First, although the euro—the currency that Germany shares with 18 other countries—may (or may not) be at the right level for all 19 euro-zone countries as a group, it is too weak (given German wages and production costs) to be consistent with balanced German trade. In July 2014, the IMF estimated that Germany’s inflation-adjusted exchange rate was undervalued by 5-15 percent (see IMF, p. 20). Since then, the euro has fallen by an additional 20 percent relative to the dollar. The comparatively weak euro is an underappreciated benefit to Germany of its participation in the currency union. If Germany were still using the deutschemark, presumably the DM would be much stronger than the euro is today, reducing the cost advantage of German exports substantially.

Second, the German trade surplus is further increased by policies (tight fiscal policies, for example) that suppress the country’s domestic spending, including spending on imports.

In a slow-growing world that is short aggregate demand, Germany’s trade surplus is a problem. Several other members of the euro zone are in deep recession, with high unemployment and with no “fiscal space” (meaning that their fiscal situations don’t allow them to raise spending or cut taxes as a way of stimulating domestic demand). Despite signs of recovery in the United States, growth is also generally slow outside the euro zone. The fact that Germany is selling so much more than it is buying redirects demand from its neighbors (as well as from other countries around the world), reducing output and employment outside Germany at a time at which monetary policy in many countries is reaching its limits.

Persistent imbalances within the euro zone are also unhealthy, as they lead to financial imbalances as well as to unbalanced growth. Ideally, declines in wages in other euro-zone countries, relative to German wages, would reduce relative production costs and increase competitiveness. And progress has been made on that front. But with euro-zone inflation well under the European Central Bank’s target of “below but close to 2 percent,” achieving the necessary reduction in relative costs would probably require sustained deflation in nominal wages outside Germany—likely a long and painful process involving extended high unemployment.

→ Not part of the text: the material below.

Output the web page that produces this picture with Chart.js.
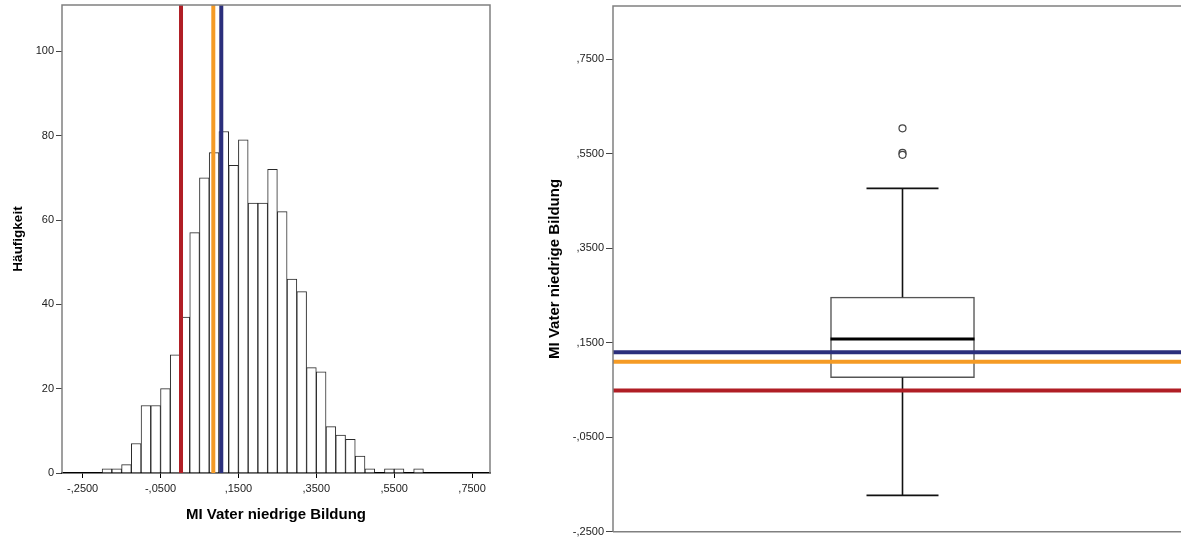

Systems of fixed exchange rates, like the euro union or the gold standard, have historically suffered from the fact that countries with balance of payments deficits come under severe pressure to adjust, while countries with surpluses face no corresponding pressure. The gold standard of the 1920s was brought down by the failure of surplus countries to participate equally in the adjustment process. As the IMF also recommended in its July 2014 report, Germany could help shorten the period of adjustment in the euro zone and support economic recovery by taking steps to reduce its trade surplus, even as other euro-area countries continue to reduce their deficits.

Germany has little control over the value of the common currency, but it has several policy tools at its disposal to reduce its surplus—tools that, rather than involving sacrifice, would make most Germans better off. Here are three examples.

  1. Investment in public infrastructure. Studies show that the quality of Germany’s infrastructure—roads, bridges, airports—is declining, and that investment in improving the infrastructure would increase Germany’s growth potential. Meanwhile, Germany can borrow for ten years at less than one-fifth of one percentage point, which, inflation-adjusted, corresponds to a negative real rate of interest. Infrastructure investment would reduce Germany’s surplus by increasing domestic income and spending, while also raising employment and wages.
     
  2. Raising the wages of German workers. German workers deserve a substantial raise, and the cooperation of the government, employers, and unions could give them one. Higher German wages would both speed the adjustment of relative production costs and increase domestic income and consumption. Both would tend to reduce the trade surplus.
     
  3. Germany could increase domestic spending through targeted reforms, including for example increased tax incentives for private domestic investment; the removal of barriers to new housing construction; reforms in the retail and services sectors; and a review of financial regulations that may bias German banks to invest abroad rather than at home.

Seeking a better balance of trade should not prevent Germany from supporting the European Central Bank’s efforts to hit its inflation target, for example, through its recently begun quantitative easing program. It’s true that easier monetary policy will weaken the euro, which by itself would tend to increase rather than reduce Germany’s trade surplus. But more accommodative monetary policy has two offsetting advantages: First, higher inflation throughout the euro zone makes the adjustment in relative wages needed to restore competitiveness easier to achieve, since the adjustment can occur through slower growth rather than actual declines in nominal wages; and, second, supportive monetary policies should increase economic activity throughout the euro zone, including in Germany.

I hope participants in the Washington meetings this spring will recognize that global imbalances are not only a Chinese and American issue.